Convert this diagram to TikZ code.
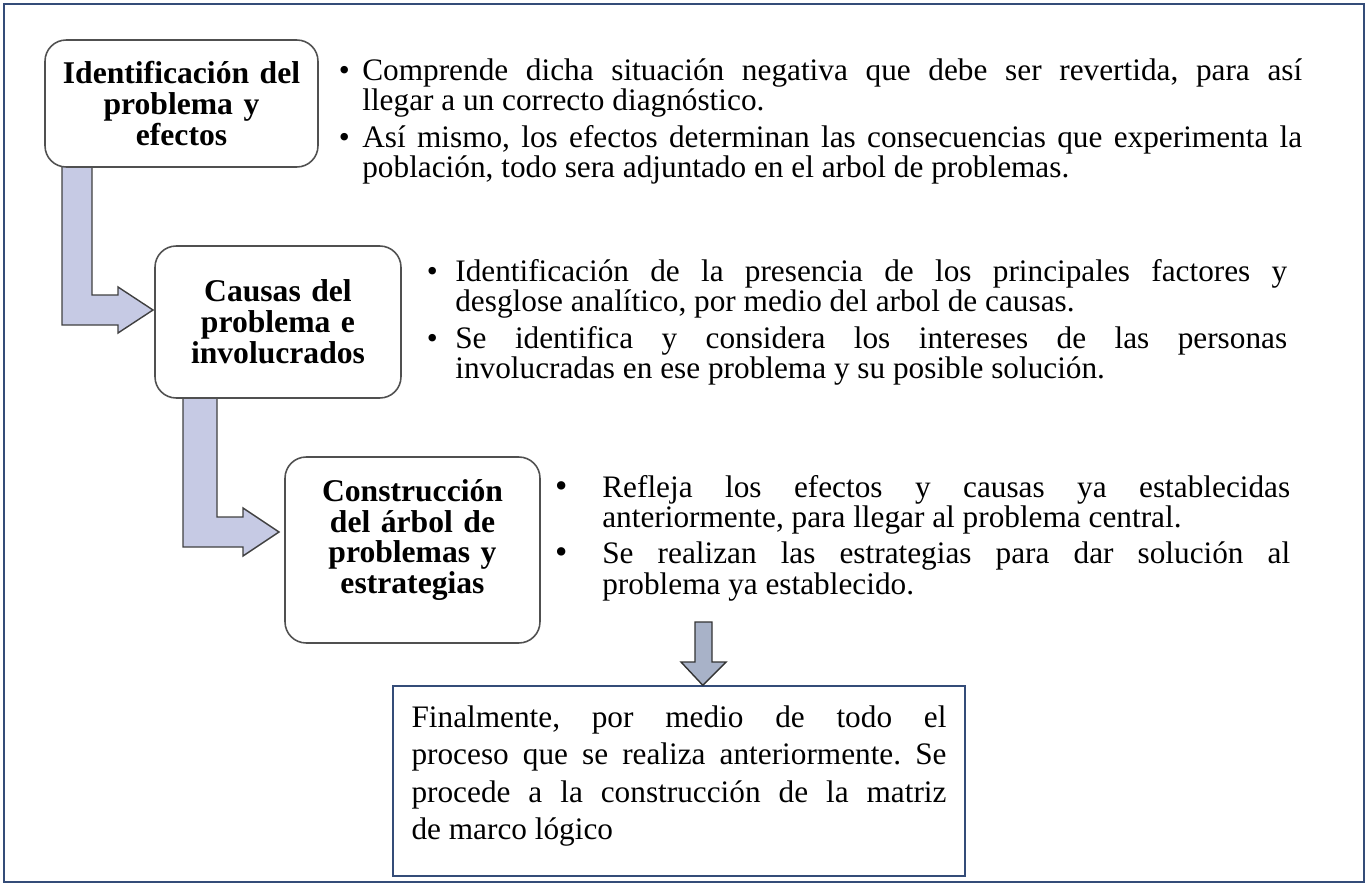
\documentclass[tikz,border=0pt]{standalone}
\usepackage{fontspec}
\setmainfont{Liberation Serif}
\usepackage{enumitem}
\usetikzlibrary{calc}

\definecolor{framecol}{RGB}{52,76,120}
\definecolor{arrowfill}{RGB}{198,202,228}
\definecolor{downfill}{RGB}{168,178,200}
\definecolor{boxline}{RGB}{80,80,80}

\tikzset{
  stepbox/.style={draw=boxline, line width=0.9pt, rounded corners=12pt, align=center,
    inner sep=0pt, font=\fontsize{18}{17.6}\selectfont\bfseries},
  bullets/.style={anchor=north west, inner sep=0pt, align=justify,
    font=\fontsize{17.8}{15.9}\selectfont\frenchspacing},
  bendarrow/.style={draw=black!75, line width=0.8pt, fill=arrowfill},
  finalbox/.style={draw=framecol, line width=0.8pt, inner sep=0pt, align=justify,
    font=\fontsize{17.8}{21.3}\selectfont\frenchspacing}
}

\begin{document}
\begin{tikzpicture}[x=0.02cm, y=-0.02cm]
\useasboundingbox (0,0) rectangle (1368,885);
%outer frame
\draw[framecol, line width=1.1pt] (4,4) rectangle (1364,882);

%bent arrows between the steps
\draw[bendarrow] (62,160) -- (92,160) -- (92,295) -- (118,295) -- (118,287) -- (153,310) -- (118,333) -- (118,325) -- (62,325) -- cycle;
\draw[bendarrow] (183,392) -- (217,392) -- (217,517) -- (243,517) -- (243,508) -- (279,532) -- (243,556) -- (243,547) -- (183,547) -- cycle;

%steps
\node[stepbox, fill=white, minimum width=5.46cm, minimum height=2.54cm, text width=5.3cm] (ident) at (181.5,103.5)
  {Identificación del\\problema y\\efectos};
\node[stepbox, fill=white, minimum width=4.92cm, minimum height=3.04cm, text width=4.7cm] (causas) at (278,322)
  {Causas del\\problema e\\involucrados};
\node[stepbox, fill=white, minimum width=5.1cm, minimum height=3.72cm, text width=4.9cm] (arbol) at (412.5,550)
  {Construcción\\del árbol de\\problemas y\\estrategias\par\vspace{0.4cm}\nointerlineskip\null};

%descriptions
\node[bullets, text width=19.28cm] (g1) at (338,52) {%
  \begin{itemize}[nosep, leftmargin=0.48cm, labelsep=0.25cm, itemsep=3.5pt, label=\textbullet]
  \item Comprende dicha situación negativa que debe ser revertida, para así\linebreak llegar a un correcto diagnóstico.
  \item Así mismo, los efectos determinan las consecuencias que experimenta la\linebreak población, todo sera adjuntado en el arbol de problemas.
  \end{itemize}};
\node[bullets, text width=17.24cm] (g2) at (425,253) {%
  \begin{itemize}[nosep, leftmargin=0.6cm, labelsep=0.35cm, itemsep=3.5pt, label=\textbullet]
  \item Identificación de la presencia de los principales factores y\linebreak desglose analítico, por medio del arbol de causas.
  \item Se identifica y considera los intereses de las personas\linebreak involucradas en ese problema y su posible solución.
  \end{itemize}};
\node[bullets, text width=14.7cm] (g3) at (555,469) {%
  \begin{itemize}[nosep, leftmargin=0.94cm, labelsep=0.7cm, itemsep=3.5pt, label={\fontsize{20}{20}\selectfont\textbullet}]
  \item Refleja los efectos y causas ya establecidas\linebreak anteriormente, para llegar al problema central.
  \item Se realizan las estrategias para dar solución al\linebreak problema ya establecido.
  \end{itemize}};

%final box
\node[finalbox, minimum width=11.44cm, minimum height=3.8cm, text width=10.7cm] (final) at (679,781)
  {Finalmente, por medio de todo el\linebreak proceso que se realiza anteriormente. Se\linebreak procede a la construcción de la matriz\linebreak de marco lógico\par\vspace{0.2cm}\nointerlineskip\null};

%down arrow
\draw[draw=black!80, line width=0.8pt, fill=downfill] (695,622) -- (712,622) -- (712,662) -- (726,662) -- ($(final.north west)+(310.5,0)$) -- (681,662) -- (695,662) -- cycle;
\end{tikzpicture}
\end{document}
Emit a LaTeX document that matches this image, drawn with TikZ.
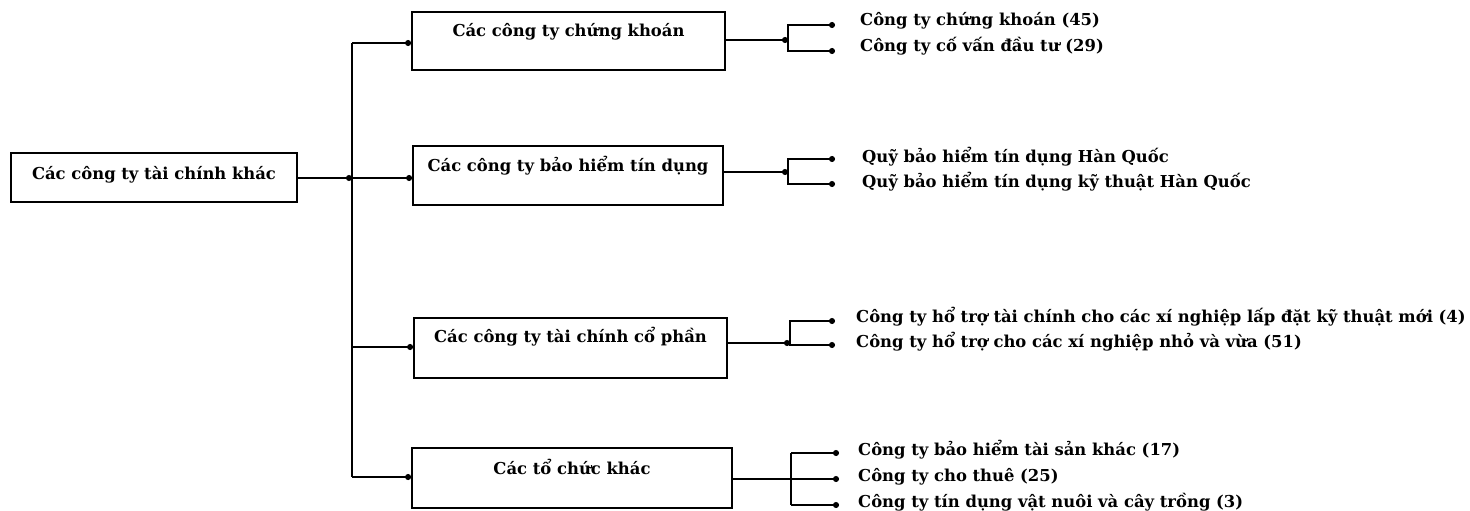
\documentclass[tikz,border=0pt]{standalone}
\usepackage{fontspec}
\setmainfont{DejaVu Serif}
\usetikzlibrary{arrows.meta}
\tikzset{
  box/.style={draw, line width=1.8pt, inner sep=0pt},
  title/.style={font=\bfseries\fontsize{16.4}{18}\selectfont, inner sep=0pt, anchor=center},
  leaf/.style={font=\bfseries\fontsize{16.4}{18}\selectfont, inner sep=0pt, anchor=west},
  link/.style={line width=1.4pt, -{Circle[length=6pt]}},
  bracket/.style={line width=1.4pt, {Circle[length=6pt]}-{Circle[length=6pt]}},
  plain/.style={line width=1.4pt}
}
\begin{document}
\begin{tikzpicture}[x=1pt,y=-1pt]
\useasboundingbox (0,0) rectangle (1470,511);

% root and second-level boxes
\node[box, minimum width=286pt, minimum height=49pt] (root) at (154,177.5) {};
\node[title] (rootT) at (154,175) {Các công ty tài chính khác};

\node[box, minimum width=313pt, minimum height=58pt] (b1) at (568.5,41) {};
\node[title] (b1T) at (568.5,32) {Các công ty chứng khoán};

\node[box, minimum width=310pt, minimum height=59pt] (b2) at (568,175.5) {};
\node[title] (b2T) at (568,166) {Các công ty bảo hiểm tín dụng};

\node[box, minimum width=313pt, minimum height=60pt] (b3) at (570.5,348) {};
\node[title] (b3T) at (570.5,337) {Các công ty tài chính cổ phần};

\node[box, minimum width=320pt, minimum height=60pt] (b4) at (572,478) {};
\node[title] (b4T) at (572,467) {Các tổ chức khác};

% trunk
\coordinate (tTop) at (352,43);
\coordinate (tRoot) at (352,178);
\coordinate (t3) at (352,347);
\coordinate (tBot) at (352,477);
\draw[plain] (tTop) -- (tBot);
\draw[link] (root.east |- tRoot) -- (tRoot);
\draw[link] (tRoot) -- (b2.west |- tRoot);
\draw[link] (tTop) -- (b1.west |- tTop);
\draw[link] (t3) -- (b3.west |- t3);
\draw[link] (tBot) -- (b4.west |- tBot);

% group 1
\coordinate (g1) at (788,40);
\coordinate (g1a) at (788,25);
\coordinate (g1b) at (788,51);
\coordinate (e1a) at (835,25);
\coordinate (e1b) at (835,51);
\draw[link] (b1.east |- g1) -- (g1);
\draw[bracket] (e1a) -- (g1a) -- (g1b) -- (e1b);
\node[leaf] (l1a) at (860,21) {Công ty chứng khoán (45)};
\node[leaf] (l1b) at (860,46) {Công ty cố vấn đầu tư (29)};

% group 2
\coordinate (g2) at (788,172);
\coordinate (g2a) at (788,159);
\coordinate (g2b) at (788,184);
\coordinate (e2a) at (835,159);
\coordinate (e2b) at (835,184);
\draw[link] (b2.east |- g2) -- (g2);
\draw[bracket] (e2a) -- (g2a) -- (g2b) -- (e2b);
\node[leaf] (l2a) at (862,157) {Quỹ bảo hiểm tín dụng Hàn Quốc};
\node[leaf] (l2b) at (862,182) {Quỹ bảo hiểm tín dụng kỹ thuật Hàn Quốc};

% group 3
\coordinate (g3) at (790,343);
\coordinate (g3a) at (790,321);
\coordinate (g3b) at (790,345);
\coordinate (e3a) at (835,321);
\coordinate (e3b) at (835,345);
\draw[link] (b3.east |- g3) -- (g3);
\draw[bracket] (e3a) -- (g3a) -- (g3b) -- (e3b);
\node[leaf] (l3a) at (856,317) {Công ty hổ trợ tài chính cho các xí nghiệp lấp đặt kỹ thuật mới (4)};
\node[leaf] (l3b) at (856,342) {Công ty hổ trợ cho các xí nghiệp nhỏ và vừa (51)};

% group 4
\coordinate (g4) at (791,479);
\coordinate (g4a) at (791,453);
\coordinate (g4b) at (791,505);
\coordinate (e4a) at (839,453);
\coordinate (e4b) at (839,479);
\coordinate (e4c) at (839,505);
\draw[plain] (g4a) -- (g4b);
\draw[link] (b4.east |- g4) -- (e4b);
\draw[link] (g4a) -- (e4a);
\draw[link] (g4b) -- (e4c);
\node[leaf] (l4a) at (858,450) {Công ty bảo hiểm tài sản khác (17)};
\node[leaf] (l4b) at (858,477) {Công ty cho thuê (25)};
\node[leaf] (l4c) at (858,502) {Công ty tín dụng vật nuôi và cây trồng (3)};
\end{tikzpicture}
\end{document}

◇ ◇ ◇ ◇

- _Instructions for the task_:
Set the lines above down again, word for word, from the first through the one containing "(4,4) rectangle (1364,882);"; pictures excluded.

- _Finished answer_:
Convert this diagram to TikZ code.
\documentclass[tikz,border=0pt]{standalone}
\usepackage{fontspec}
\setmainfont{Liberation Serif}
\usepackage{enumitem}
\usetikzlibrary{calc}

\definecolor{framecol}{RGB}{52,76,120}
\definecolor{arrowfill}{RGB}{198,202,228}
\definecolor{downfill}{RGB}{168,178,200}
\definecolor{boxline}{RGB}{80,80,80}

\tikzset{
  stepbox/.style={draw=boxline, line width=0.9pt, rounded corners=12pt, align=center,
    inner sep=0pt, font=\fontsize{18}{17.6}\selectfont\bfseries},
  bullets/.style={anchor=north west, inner sep=0pt, align=justify,
    font=\fontsize{17.8}{15.9}\selectfont\frenchspacing},
  bendarrow/.style={draw=black!75, line width=0.8pt, fill=arrowfill},
  finalbox/.style={draw=framecol, line width=0.8pt, inner sep=0pt, align=justify,
    font=\fontsize{17.8}{21.3}\selectfont\frenchspacing}
}

\begin{document}
\begin{tikzpicture}[x=0.02cm, y=-0.02cm]
\useasboundingbox (0,0) rectangle (1368,885);
%outer frame
\draw[framecol, line width=1.1pt] (4,4) rectangle (1364,882);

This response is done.